Thursday, April 16, 2009

Integrating the gospel

John Fonville shares his own experiences in explaining the relationship of an effective ministry and the gospel. Here's a sample:
. . .pastors and churches today may theoretically profess a belief in the person and work of Christ (i.e, the gospel), but in practice the operative gospel becomes the dominant focus of all the preaching and teaching (e.g., Three Keys for a Happy Marriage and so on).

The problem with this understanding of discipleship is that it is not integrally related to the gospel. Such a truncated, narrow view of the gospel is one of the greatest problems plaguing the Evangelical church today.
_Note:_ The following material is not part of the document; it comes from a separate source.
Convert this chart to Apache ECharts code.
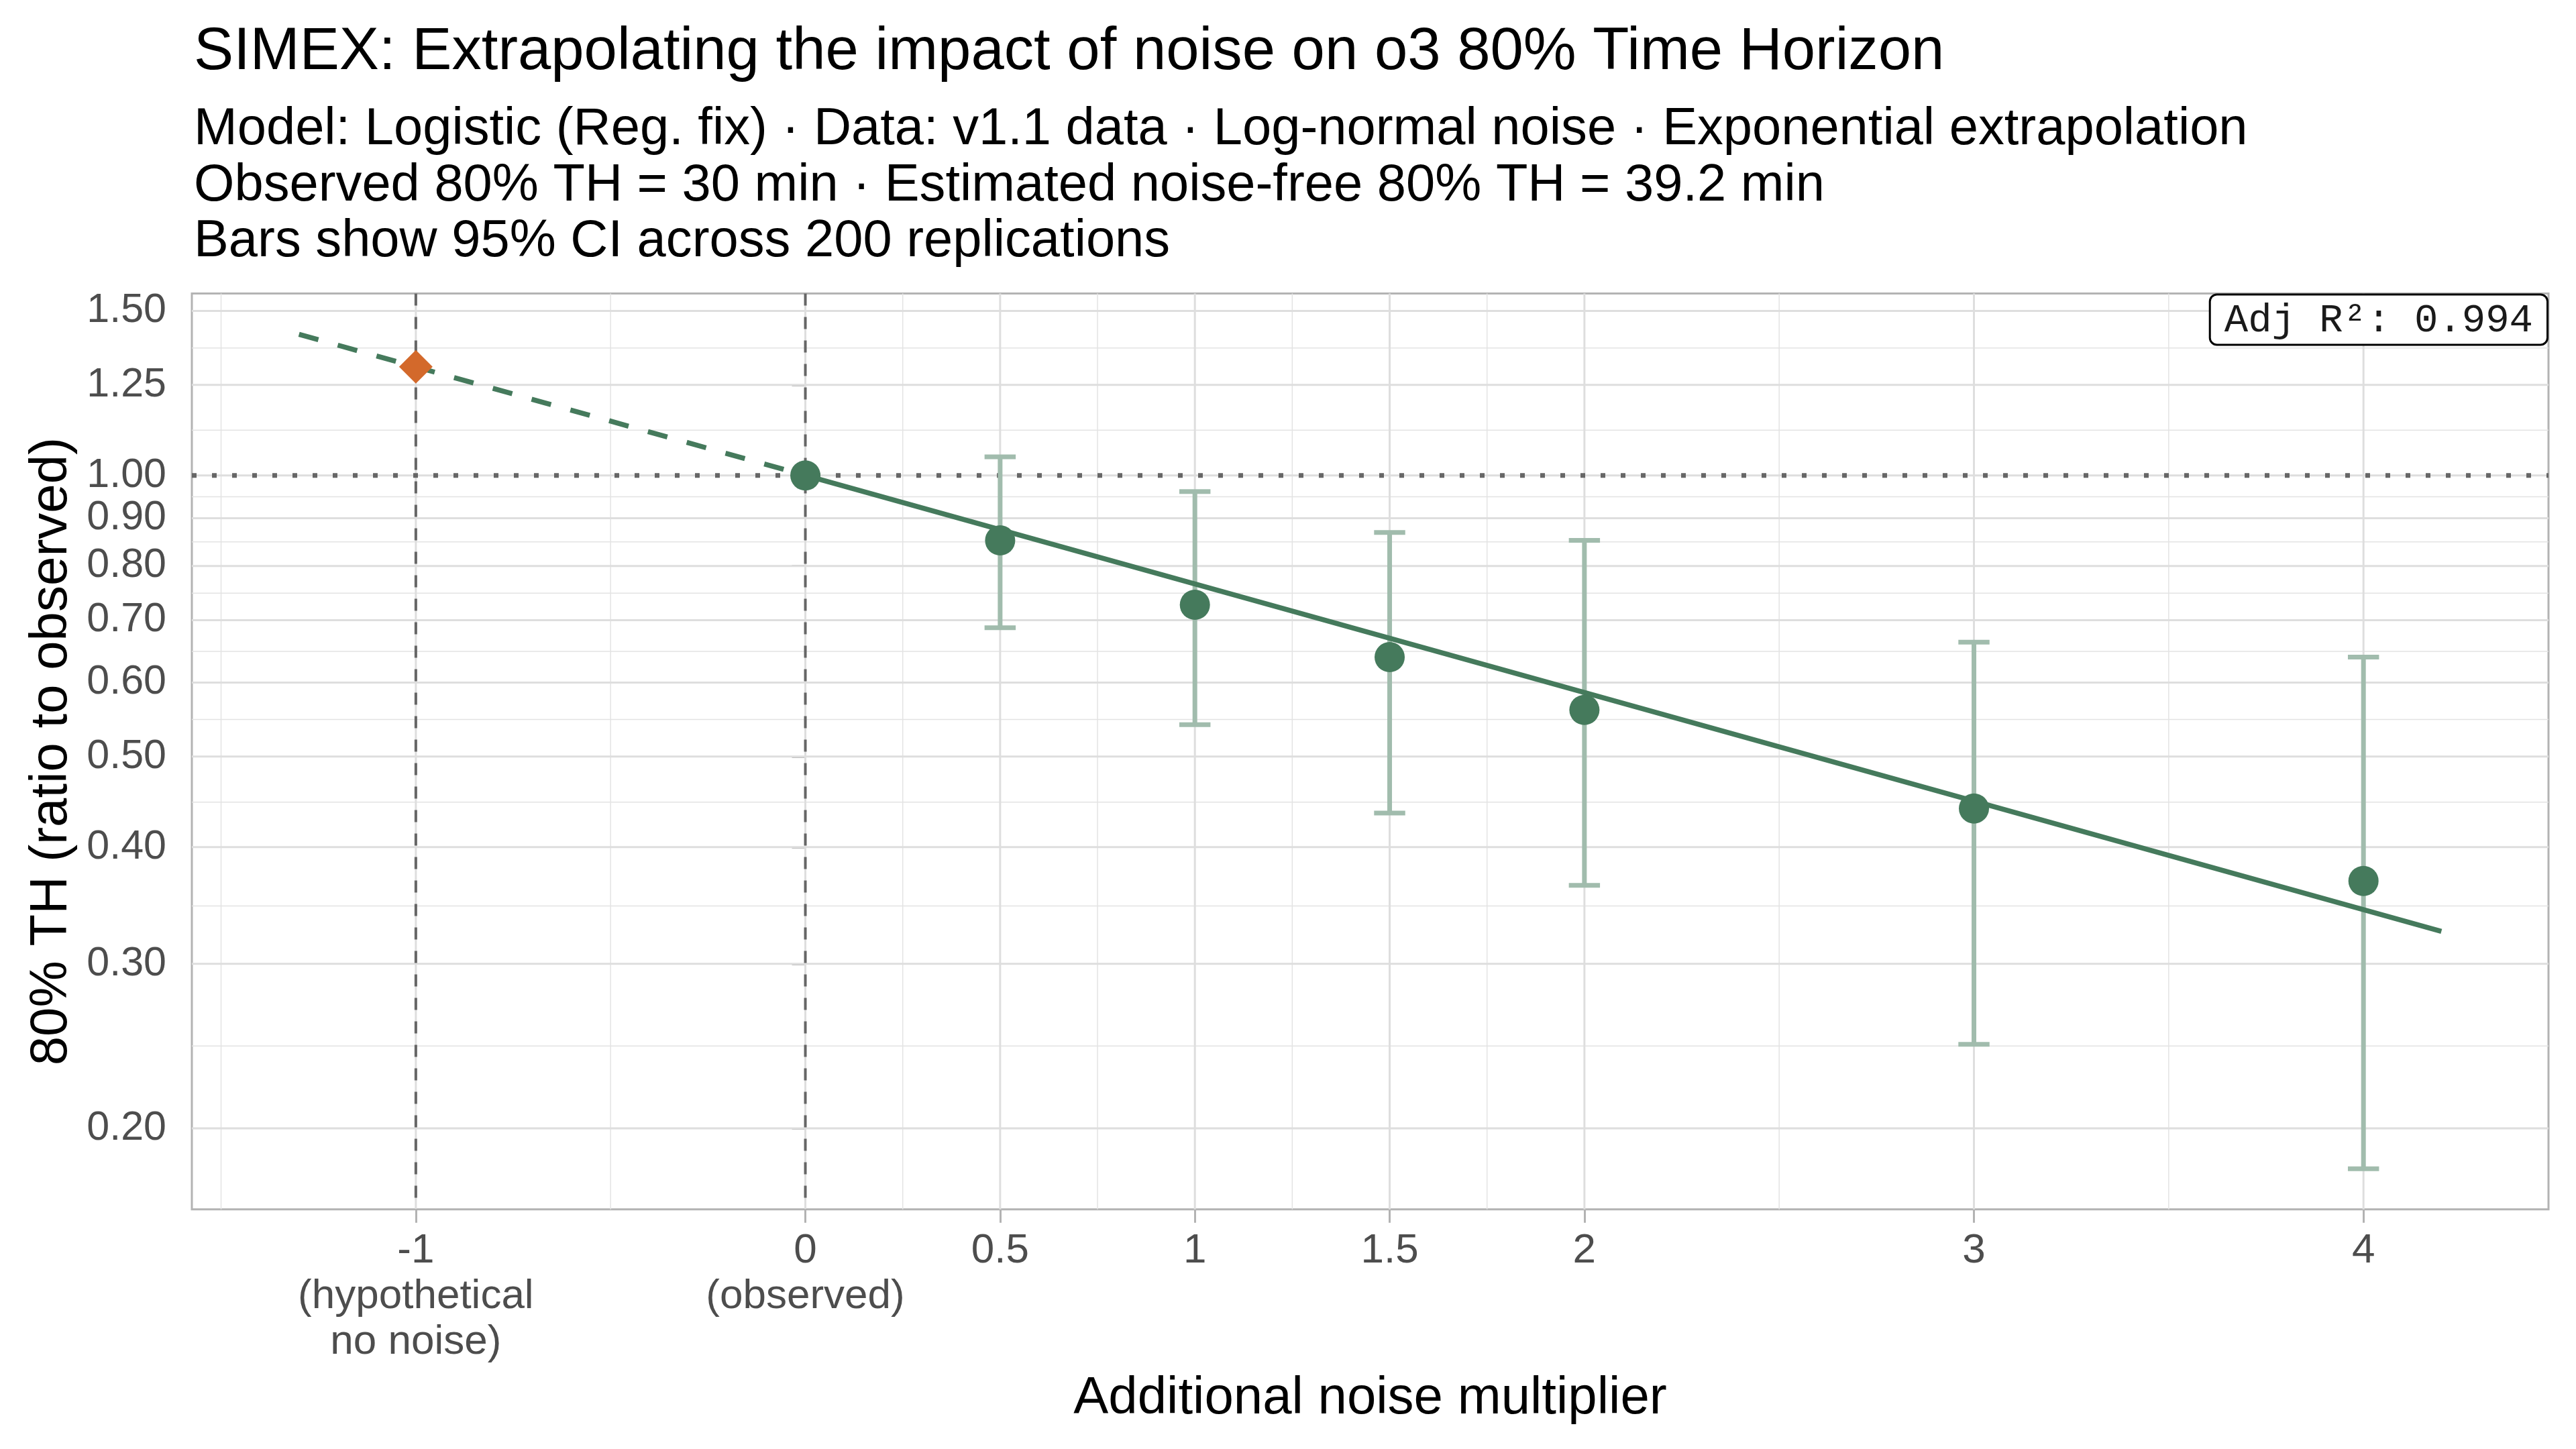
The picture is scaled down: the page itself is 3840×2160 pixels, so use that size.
<!DOCTYPE html>
<html>
<head>
<meta charset="utf-8">
<script src="https://cdn.jsdelivr.net/npm/echarts@6/dist/echarts.min.js"></script>
<style>
  html, body { margin: 0; padding: 0; background: #ffffff; }
  #chart { width: 3840px; height: 2160px; }
</style>
</head>
<body>
<div id="chart"></div>
<script>
// ---------------- data ----------------
const titleText = 'SIMEX: Extrapolating the impact of noise on o3 80% Time Horizon';
const subtitleLines = [
  'Model: Logistic (Reg. fix) \u00b7 Data: v1.1 data \u00b7 Log-normal noise \u00b7 Exponential extrapolation',
  'Observed 80% TH = 30 min \u00b7 Estimated noise-free 80% TH = 39.2 min',
  'Bars show 95% CI across 200 replications'
];
const xAxisTitle = 'Additional noise multiplier';
const yAxisTitle = '80% TH (ratio to observed)';
const annotationText = 'Adj R\u00b2: 0.994';

const xTickValues = [-1, 0, 0.5, 1, 1.5, 2, 3, 4];
const xTickLabels = ['-1\n(hypothetical\nno noise)', '0\n(observed)', '0.5', '1', '1.5', '2', '3', '4'];
const xMinorGrid = [-1.5, -0.5, 0.25, 0.75, 1.25, 1.75, 2.5, 3.5];

const yTickValues = [0.2, 0.3, 0.4, 0.5, 0.6, 0.7, 0.8, 0.9, 1.0, 1.25, 1.5];
const yTickLabels = ['0.20', '0.30', '0.40', '0.50', '0.60', '0.70', '0.80', '0.90', '1.00', '1.25', '1.50'];
const yMinorGrid = [0.245, 0.346, 0.447, 0.548, 0.648, 0.748, 0.849, 0.949, 1.118, 1.369];

const noiseLevels = [0, 0.5, 1, 1.5, 2, 3, 4];
const ratioMean   = [1.000, 0.852, 0.727, 0.639, 0.561, 0.440, 0.368];
const ciLower     = [null, 0.687, 0.541, 0.435, 0.364, 0.246, 0.181];
const ciUpper     = [null, 1.047, 0.961, 0.869, 0.852, 0.663, 0.639];

const extrapolatedX = [-1];
const extrapolatedY = [1.307];

const fitExtrapX = [-1.3, 0];
const fitExtrapY = [1.416, 1.0];
const fitObsX = [0, 4.2];
const fitObsY = [1.0, 0.325];

const refVLines = [-1, 0];
const refHLines = [1.0];

const xRange = [-1.575, 4.475];
const yRange = [0.1638, 1.566];

// ---------------- styles ----------------
const GREEN = '#457a5c';
const GREEN_LIGHT = '#a1bcad';
const ORANGE = '#d3692b';
const FONT = 'Liberation Sans';

function zip(xs, ys) { return xs.map((x, i) => [x, ys[i]]); }
function lookupLabel(values, labels, v, digits) {
  for (let i = 0; i < values.length; i++) {
    if (Math.abs(values[i] - v) < 1e-6) return labels[i];
  }
  return Number(v).toFixed(digits);
}

function vLineSeries(values, style, z) {
  return {
    type: 'custom', z: z, silent: true, clip: false,
    data: values.map(v => [v, 1]),
    renderItem: function (params, api) {
      const cs = params.coordSys;
      const x = api.coord([api.value(0), 1])[0];
      return { type: 'line', shape: { x1: x, y1: cs.y, x2: x, y2: cs.y + cs.height }, style: Object.assign({}, style) };
    }
  };
}
function hLineSeries(values, style, z) {
  return {
    type: 'custom', z: z, silent: true, clip: false,
    data: values.map(v => [0, v]),
    renderItem: function (params, api) {
      const cs = params.coordSys;
      const y = api.coord([0, api.value(1)])[1];
      return { type: 'line', shape: { x1: cs.x, y1: y, x2: cs.x + cs.width, y2: y }, style: Object.assign({}, style) };
    }
  };
}

const majorGrid = { stroke: '#dedede', lineWidth: 3 };
const minorGrid = { stroke: '#e3e3e3', lineWidth: 1.5 };

const errorData = [];
noiseLevels.forEach((x, i) => {
  if (ciLower[i] != null && ciUpper[i] != null) errorData.push([x, ciLower[i], ciUpper[i]]);
});

const chart = echarts.init(document.getElementById('chart'), null, { renderer: 'canvas', width: 3840, height: 2160 });

const option = {
  backgroundColor: '#ffffff',
  animation: false,
  textStyle: { fontFamily: FONT },
  title: [
    {
      text: titleText, left: 289, top: 35, padding: 0,
      textStyle: { fontFamily: FONT, fontSize: 88.7, fontWeight: 'normal', color: '#000000', lineHeight: 88 }
    },
    {
      text: subtitleLines.join('\n'), left: 289, top: 152, padding: 0,
      textStyle: { fontFamily: FONT, fontSize: 77.7, fontWeight: 'normal', color: '#000000', lineHeight: 83.5 }
    }
  ],
  grid: {
    left: 286, right: 41, top: 437.5, bottom: 357.3,
    containLabel: false, outerBoundsMode: 'none',
    show: true, borderColor: '#b3b3b3', borderWidth: 3, backgroundColor: '#ffffff'
  },
  xAxis: {
    type: 'value', min: xRange[0], max: xRange[1],
    axisLine: { show: false },
    splitLine: { show: false },
    axisTick: { show: true, customValues: xTickValues, length: 20, lineStyle: { color: '#b3b3b3', width: 3 } },
    axisLabel: {
      customValues: xTickValues, margin: 28, fontSize: 62, lineHeight: 68, color: '#4d4d4d', fontFamily: FONT,
      align: 'center',
      formatter: v => lookupLabel(xTickValues, xTickLabels, v, 1)
    },
    name: xAxisTitle, nameLocation: 'middle', nameGap: 244,
    nameTextStyle: { fontSize: 78, color: '#000000', fontFamily: FONT, lineHeight: 78 }
  },
  yAxis: {
    type: 'log', logBase: 10, min: yRange[0], max: yRange[1],
    axisLine: { show: false },
    splitLine: { show: false },
    minorSplitLine: { show: false },
    axisTick: { show: true, customValues: yTickValues, length: 20, lineStyle: { color: '#b3b3b3', width: 3 } },
    axisLabel: {
      customValues: yTickValues, margin: 38, fontSize: 61, color: '#4d4d4d', fontFamily: FONT,
      formatter: v => lookupLabel(yTickValues, yTickLabels, v, 2)
    },
    name: yAxisTitle, nameLocation: 'middle', nameGap: 170, nameRotate: 90,
    nameTextStyle: { fontSize: 78, color: '#000000', fontFamily: FONT, lineHeight: 78 }
  },
  graphic: [
    {
      type: 'text', right: 41, top: 437.5, z: 100,
      style: {
        text: annotationText,
        font: '59px "Liberation Mono"',
        fill: '#1a1a1a',
        backgroundColor: '#ffffff',
        borderColor: '#000000', borderWidth: 3, borderRadius: 9,
        padding: [8, 20, 5, 20]
      }
    }
  ],
  series: [
    vLineSeries(xMinorGrid, minorGrid, 1),
    hLineSeries(yMinorGrid, minorGrid, 1),
    vLineSeries(xTickValues, majorGrid, 2),
    hLineSeries(yTickValues, majorGrid, 2),
    vLineSeries(refVLines, { stroke: '#666666', lineWidth: 4, lineDash: [18, 17] }, 3),
    hLineSeries(refHLines, { stroke: '#666666', lineWidth: 7, lineDash: [7, 23] }, 3),
    {
      type: 'custom', z: 4, silent: true, clip: false,
      data: errorData,
      renderItem: function (params, api) {
        const x = api.value(0), lo = api.value(1), hi = api.value(2);
        const pLo = api.coord([x, lo]);
        const pHi = api.coord([x, hi]);
        const xl = api.coord([x - 0.04, lo])[0];
        const xr = api.coord([x + 0.04, lo])[0];
        const st = { stroke: GREEN_LIGHT, lineWidth: 7 };
        return {
          type: 'group',
          children: [
            { type: 'line', shape: { x1: pLo[0], y1: pLo[1], x2: pHi[0], y2: pHi[1] }, style: Object.assign({}, st) },
            { type: 'line', shape: { x1: xl, y1: pHi[1], x2: xr, y2: pHi[1] }, style: Object.assign({}, st) },
            { type: 'line', shape: { x1: xl, y1: pLo[1], x2: xr, y2: pLo[1] }, style: Object.assign({}, st) }
          ]
        };
      }
    },
    {
      type: 'line', z: 5, silent: true, symbol: 'none',
      data: zip(fitExtrapX, fitExtrapY),
      lineStyle: { color: GREEN, width: 7.5, type: [30, 30], cap: 'butt' }
    },
    {
      type: 'line', z: 5, silent: true, symbol: 'none',
      data: zip(fitObsX, fitObsY),
      lineStyle: { color: GREEN, width: 7.5, type: 'solid' }
    },
    {
      type: 'scatter', z: 6, silent: true,
      data: zip(noiseLevels, ratioMean),
      symbol: 'circle', symbolSize: 45,
      itemStyle: { color: GREEN, opacity: 1 }
    },
    {
      type: 'scatter', z: 7, silent: true,
      data: zip(extrapolatedX, extrapolatedY),
      symbol: 'diamond', symbolSize: [50, 50],
      itemStyle: { color: ORANGE, opacity: 1 }
    }
  ]
};
chart.setOption(option);
</script>
</body>
</html>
The relationship of the Bible’s imperatives (i.e., the things we are commanded to be and do; e.g., “Be holy,” [1 Pet. 1:15]; “Don’t let the sun go down on your anger,” [Eph. 4:26] etc…) to the Bible’s indicatives (i.e., the things that are already a fact; e.g., “we have redemption through His blood,” [Eph. 1:7]; “since we have been justified by faith, we have peace with God through our Lord Jesus Christ,” [Rom. 5:1]) is critical.

Sadly, a great majority of preachers, believers and churches have no idea of this essential distinction, it is not even on the radar screen. Yet, without this distinction, one doesn’t possess a true knowledge of the Christian faith and therefore effective ministry is impossible.